Magellan Expects Butane Blending in Gasoline to Remain Lucrative in 2014

Magellan Midstream Partners said that it expects the lucrative butane blending in gasoline business seen in 2013 to be extended to 2014, but that profitable blending margin is to decrease in 2015-2016 based on the forward gasoline and butane price curves.

“Over the long term, we recognize (butane blending) margins are very attractive. They were very attractive in 2013. They’re going to remain very attractive in 2014. We don’t expect that to last forever,” John Chandler, chief financial officer at Magellan, said during the company’s earnings call on Wednesday.

“We are looking at the forward curve for gasoline and butane. And it would suggest gasoline prices do come down over time.
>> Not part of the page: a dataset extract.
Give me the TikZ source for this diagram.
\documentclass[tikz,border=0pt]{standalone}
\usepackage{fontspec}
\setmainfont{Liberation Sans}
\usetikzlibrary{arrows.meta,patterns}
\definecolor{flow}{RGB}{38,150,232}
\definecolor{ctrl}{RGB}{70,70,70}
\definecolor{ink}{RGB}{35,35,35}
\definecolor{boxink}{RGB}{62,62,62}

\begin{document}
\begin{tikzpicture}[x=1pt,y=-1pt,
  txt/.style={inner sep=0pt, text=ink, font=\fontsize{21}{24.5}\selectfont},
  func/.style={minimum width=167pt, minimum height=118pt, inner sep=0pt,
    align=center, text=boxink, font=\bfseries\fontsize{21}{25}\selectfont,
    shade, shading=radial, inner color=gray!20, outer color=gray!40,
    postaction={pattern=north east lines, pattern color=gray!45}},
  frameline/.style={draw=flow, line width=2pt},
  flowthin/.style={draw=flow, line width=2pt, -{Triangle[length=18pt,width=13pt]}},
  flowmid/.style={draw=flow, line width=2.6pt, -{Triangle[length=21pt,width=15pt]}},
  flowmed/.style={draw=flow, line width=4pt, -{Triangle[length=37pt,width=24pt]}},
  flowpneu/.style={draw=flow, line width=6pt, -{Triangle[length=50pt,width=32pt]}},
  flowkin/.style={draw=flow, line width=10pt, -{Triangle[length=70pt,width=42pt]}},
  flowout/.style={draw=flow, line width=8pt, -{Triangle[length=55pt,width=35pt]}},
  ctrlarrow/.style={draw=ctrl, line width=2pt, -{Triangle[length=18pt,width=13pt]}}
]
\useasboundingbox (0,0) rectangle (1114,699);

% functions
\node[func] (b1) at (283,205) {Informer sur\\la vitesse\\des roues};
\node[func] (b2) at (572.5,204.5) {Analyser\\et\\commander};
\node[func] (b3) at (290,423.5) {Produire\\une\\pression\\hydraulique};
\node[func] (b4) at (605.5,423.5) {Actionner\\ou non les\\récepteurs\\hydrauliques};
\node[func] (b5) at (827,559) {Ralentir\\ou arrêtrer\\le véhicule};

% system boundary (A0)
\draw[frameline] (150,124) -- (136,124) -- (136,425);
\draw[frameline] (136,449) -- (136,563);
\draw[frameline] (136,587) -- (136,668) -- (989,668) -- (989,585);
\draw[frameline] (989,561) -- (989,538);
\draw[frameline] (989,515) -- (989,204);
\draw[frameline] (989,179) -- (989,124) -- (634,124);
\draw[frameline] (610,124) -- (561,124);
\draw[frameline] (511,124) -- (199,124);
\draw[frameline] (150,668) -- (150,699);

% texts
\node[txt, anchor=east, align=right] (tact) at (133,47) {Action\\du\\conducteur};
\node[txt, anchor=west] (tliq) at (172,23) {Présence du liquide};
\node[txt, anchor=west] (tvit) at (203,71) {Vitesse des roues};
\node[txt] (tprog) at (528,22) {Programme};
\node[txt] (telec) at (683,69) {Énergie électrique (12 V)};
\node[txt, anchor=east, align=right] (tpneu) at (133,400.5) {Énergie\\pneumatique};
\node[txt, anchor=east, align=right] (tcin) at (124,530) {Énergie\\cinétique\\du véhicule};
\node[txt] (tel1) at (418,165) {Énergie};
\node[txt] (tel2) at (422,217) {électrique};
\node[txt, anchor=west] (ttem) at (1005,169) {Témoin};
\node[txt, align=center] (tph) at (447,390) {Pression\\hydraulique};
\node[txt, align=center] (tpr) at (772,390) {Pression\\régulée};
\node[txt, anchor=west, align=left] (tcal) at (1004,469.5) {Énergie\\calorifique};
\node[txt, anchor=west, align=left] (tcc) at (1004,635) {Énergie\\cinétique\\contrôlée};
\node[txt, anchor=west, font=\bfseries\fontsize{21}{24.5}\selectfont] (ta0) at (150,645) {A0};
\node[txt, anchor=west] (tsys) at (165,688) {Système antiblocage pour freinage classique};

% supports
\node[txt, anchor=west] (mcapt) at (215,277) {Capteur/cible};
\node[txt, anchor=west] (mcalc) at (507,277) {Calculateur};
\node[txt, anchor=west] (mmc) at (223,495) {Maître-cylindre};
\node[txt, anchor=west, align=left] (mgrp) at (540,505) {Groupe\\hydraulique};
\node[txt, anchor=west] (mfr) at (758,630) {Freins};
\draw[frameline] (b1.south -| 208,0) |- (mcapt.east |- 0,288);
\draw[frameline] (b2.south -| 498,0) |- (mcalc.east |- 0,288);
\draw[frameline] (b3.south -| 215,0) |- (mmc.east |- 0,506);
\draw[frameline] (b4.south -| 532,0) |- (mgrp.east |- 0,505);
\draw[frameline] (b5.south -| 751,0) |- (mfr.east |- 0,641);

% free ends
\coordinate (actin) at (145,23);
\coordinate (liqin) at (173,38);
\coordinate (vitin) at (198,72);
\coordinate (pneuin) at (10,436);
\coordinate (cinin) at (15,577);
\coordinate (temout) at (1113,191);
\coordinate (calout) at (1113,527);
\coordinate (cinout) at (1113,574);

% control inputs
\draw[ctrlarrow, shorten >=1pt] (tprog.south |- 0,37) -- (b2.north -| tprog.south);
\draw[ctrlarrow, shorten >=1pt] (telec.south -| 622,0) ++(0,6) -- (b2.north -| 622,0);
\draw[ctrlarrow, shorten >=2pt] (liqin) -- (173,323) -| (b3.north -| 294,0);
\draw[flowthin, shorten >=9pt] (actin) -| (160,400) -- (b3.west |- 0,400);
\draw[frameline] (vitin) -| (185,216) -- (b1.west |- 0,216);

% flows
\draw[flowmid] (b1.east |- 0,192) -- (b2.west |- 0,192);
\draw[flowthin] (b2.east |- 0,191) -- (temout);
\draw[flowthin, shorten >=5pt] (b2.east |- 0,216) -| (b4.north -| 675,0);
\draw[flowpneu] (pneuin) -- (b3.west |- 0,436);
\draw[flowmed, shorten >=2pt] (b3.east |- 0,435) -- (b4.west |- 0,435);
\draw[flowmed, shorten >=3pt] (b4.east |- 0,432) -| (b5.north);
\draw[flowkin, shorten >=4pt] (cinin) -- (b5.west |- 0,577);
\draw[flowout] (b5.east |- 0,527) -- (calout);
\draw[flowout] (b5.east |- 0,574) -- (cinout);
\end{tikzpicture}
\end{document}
So yes, we are expecting a, lower margin from butane blending in ’15 and ’16,” he added.

OPIS reported on Oct. 22 that butane injection for U.S. gasoline blending has become a lucrative business opportunity for some players, including investment banks and pipeline companies, thanks to comparatively cheap butane values to gasoline and refiners’ giveaways on RVP specifications.
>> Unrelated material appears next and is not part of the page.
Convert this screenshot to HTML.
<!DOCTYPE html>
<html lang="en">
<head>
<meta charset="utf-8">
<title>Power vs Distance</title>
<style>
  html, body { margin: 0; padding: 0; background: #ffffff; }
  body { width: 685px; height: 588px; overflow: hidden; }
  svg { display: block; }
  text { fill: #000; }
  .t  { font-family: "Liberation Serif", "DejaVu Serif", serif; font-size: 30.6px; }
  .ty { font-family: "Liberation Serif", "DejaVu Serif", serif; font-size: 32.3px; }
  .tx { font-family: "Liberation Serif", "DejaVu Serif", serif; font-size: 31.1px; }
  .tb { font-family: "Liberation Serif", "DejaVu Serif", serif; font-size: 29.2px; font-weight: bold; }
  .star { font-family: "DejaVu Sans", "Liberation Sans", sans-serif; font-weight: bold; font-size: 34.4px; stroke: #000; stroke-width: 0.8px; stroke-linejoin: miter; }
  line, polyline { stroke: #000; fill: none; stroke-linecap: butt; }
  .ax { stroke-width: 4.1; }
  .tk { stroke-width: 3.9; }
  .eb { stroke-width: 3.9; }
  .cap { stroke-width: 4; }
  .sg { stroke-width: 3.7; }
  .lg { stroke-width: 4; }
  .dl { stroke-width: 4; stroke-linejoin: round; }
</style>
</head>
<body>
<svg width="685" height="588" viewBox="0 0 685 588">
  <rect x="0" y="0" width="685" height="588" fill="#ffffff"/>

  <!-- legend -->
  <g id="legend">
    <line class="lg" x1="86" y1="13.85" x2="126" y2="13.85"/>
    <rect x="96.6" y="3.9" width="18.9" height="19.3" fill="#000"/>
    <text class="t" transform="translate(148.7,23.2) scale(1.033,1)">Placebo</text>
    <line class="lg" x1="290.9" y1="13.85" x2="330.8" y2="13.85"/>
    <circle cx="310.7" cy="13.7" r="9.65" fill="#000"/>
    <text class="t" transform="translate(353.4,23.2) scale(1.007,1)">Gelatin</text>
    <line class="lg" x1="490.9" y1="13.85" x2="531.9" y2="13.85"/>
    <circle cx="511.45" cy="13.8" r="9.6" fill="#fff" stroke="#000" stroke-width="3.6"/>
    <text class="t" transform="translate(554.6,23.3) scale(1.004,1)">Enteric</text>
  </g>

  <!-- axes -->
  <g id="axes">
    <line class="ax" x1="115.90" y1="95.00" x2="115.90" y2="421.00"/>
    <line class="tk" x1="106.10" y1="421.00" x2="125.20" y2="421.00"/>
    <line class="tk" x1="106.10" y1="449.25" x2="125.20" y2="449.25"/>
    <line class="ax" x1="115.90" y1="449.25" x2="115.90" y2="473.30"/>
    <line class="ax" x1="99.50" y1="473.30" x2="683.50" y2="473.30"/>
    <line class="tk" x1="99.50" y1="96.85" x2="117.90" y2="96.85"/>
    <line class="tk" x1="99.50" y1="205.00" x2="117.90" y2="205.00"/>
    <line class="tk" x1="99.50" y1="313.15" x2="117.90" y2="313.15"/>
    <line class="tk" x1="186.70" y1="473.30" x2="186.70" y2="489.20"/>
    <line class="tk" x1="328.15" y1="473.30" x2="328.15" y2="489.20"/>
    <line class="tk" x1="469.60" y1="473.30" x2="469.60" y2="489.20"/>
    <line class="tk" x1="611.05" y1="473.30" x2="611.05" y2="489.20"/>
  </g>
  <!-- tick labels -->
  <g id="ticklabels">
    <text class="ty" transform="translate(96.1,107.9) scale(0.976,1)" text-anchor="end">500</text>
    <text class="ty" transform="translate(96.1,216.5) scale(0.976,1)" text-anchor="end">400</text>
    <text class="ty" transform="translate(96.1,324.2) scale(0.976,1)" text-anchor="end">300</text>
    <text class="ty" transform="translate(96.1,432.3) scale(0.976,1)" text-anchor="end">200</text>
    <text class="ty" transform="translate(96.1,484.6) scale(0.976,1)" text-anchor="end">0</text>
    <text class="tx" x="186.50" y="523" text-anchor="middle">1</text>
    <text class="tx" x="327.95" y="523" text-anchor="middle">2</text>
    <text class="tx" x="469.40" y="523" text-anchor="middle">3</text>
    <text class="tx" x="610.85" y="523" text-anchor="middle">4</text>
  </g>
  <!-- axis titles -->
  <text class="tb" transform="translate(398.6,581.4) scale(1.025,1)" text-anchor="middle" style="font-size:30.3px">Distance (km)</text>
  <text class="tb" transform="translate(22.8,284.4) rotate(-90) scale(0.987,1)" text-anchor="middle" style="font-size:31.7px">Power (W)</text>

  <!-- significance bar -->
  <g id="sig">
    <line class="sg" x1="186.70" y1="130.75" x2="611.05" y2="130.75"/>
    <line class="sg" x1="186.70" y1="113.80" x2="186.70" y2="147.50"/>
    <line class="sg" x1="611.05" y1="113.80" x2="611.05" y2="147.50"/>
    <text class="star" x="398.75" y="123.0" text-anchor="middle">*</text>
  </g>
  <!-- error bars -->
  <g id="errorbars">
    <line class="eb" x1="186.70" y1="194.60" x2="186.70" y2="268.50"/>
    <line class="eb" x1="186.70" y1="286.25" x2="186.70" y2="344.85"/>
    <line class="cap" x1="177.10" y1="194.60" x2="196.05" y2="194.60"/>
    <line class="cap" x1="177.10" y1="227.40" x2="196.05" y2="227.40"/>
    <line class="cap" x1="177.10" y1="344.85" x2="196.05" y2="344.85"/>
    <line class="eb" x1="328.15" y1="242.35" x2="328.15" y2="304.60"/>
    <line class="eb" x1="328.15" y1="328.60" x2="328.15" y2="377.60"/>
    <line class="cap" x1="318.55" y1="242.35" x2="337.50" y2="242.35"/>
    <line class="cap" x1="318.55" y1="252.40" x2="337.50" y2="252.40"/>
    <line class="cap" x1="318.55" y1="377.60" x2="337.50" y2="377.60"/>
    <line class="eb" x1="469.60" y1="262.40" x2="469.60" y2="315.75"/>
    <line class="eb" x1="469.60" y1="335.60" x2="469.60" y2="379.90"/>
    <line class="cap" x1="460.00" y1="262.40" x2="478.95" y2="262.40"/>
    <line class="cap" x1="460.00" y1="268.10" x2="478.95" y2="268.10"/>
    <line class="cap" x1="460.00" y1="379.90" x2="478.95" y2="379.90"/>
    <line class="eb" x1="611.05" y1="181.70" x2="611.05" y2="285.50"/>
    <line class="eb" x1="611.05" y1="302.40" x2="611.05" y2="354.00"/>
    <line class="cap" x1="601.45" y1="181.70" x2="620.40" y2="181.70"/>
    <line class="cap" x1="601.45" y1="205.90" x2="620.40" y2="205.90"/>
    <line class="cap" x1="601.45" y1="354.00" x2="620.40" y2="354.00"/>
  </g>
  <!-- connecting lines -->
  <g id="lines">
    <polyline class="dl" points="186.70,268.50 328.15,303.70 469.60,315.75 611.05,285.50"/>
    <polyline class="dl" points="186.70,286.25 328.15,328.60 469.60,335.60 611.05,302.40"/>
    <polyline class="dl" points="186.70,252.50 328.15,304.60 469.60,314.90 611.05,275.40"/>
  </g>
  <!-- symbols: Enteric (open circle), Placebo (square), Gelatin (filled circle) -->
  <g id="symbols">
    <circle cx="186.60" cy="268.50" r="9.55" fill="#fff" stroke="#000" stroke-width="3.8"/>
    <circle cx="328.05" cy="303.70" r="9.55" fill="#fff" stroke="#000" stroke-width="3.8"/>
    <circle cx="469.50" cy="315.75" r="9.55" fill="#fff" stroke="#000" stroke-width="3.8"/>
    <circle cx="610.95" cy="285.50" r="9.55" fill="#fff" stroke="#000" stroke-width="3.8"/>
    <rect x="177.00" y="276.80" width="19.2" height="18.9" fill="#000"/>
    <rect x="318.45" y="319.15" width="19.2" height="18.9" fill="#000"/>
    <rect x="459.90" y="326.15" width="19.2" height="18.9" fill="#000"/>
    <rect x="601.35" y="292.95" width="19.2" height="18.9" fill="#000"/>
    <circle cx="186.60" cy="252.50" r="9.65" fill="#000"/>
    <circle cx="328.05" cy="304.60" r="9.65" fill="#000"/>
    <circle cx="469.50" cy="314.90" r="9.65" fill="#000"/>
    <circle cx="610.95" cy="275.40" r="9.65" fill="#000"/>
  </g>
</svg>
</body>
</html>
On Thursday, butane blending economics for winter gasoline have improved significantly to $1.11/gal from about 60cts/gal seen last October. This is even though butane prices have risen amid higher demand. The higher-RVP winter specifications allow more butane blending in gasoline.

Last summer, butane blending economics for gasoline was at about $1/gal because of significantly cheaper butane prices. This was despite the stricter RVP specifications for summer gasoline.

The opportunity to blend butane is supported by refiners blending gasoline beyond the required RVP specifications as a precaution. This allows blenders to inject butane to blend gasoline to the maximum RVP allowed.

Blenders, including Magellan, will take ownership of the extra gasoline volume resulted from the butane injection in the pipelines, and they would be required to buy RINs for the blended gasoline. The butane injection profits will more than cover the RINs purchase.

To capitalize on butane injection, blenders would find out the exact RVP specifications of the gasoline barrels they pull from the pipelines via analyzing samples.

Blenders will take the gasoline barrels offline, inject it with butane and put the maximum allowed RVP gasoline back into the pipelines for delivery to the various destinations.

Magellan said that it generated record profits from this butane blending activity during 2013 due to the wide price differential between butane and gasoline.

Based on its assumptions that butane prices will remain at historically low levels, Magellan expects its 2014 commodity-related profits to be very similar to 2013 levels.

“We have 80% of our projected spring blending volumes hedged, which works up about 40% of our total projected 2014 blending activities. The RIN pricing volatility from early 2013 has quieted down for now. And in fact, we have purchased all of the necessary RINs for our 2014 expected blending volumes,” Chandler said, adding that Magellan is not exposed to any RIN price volatility after that point.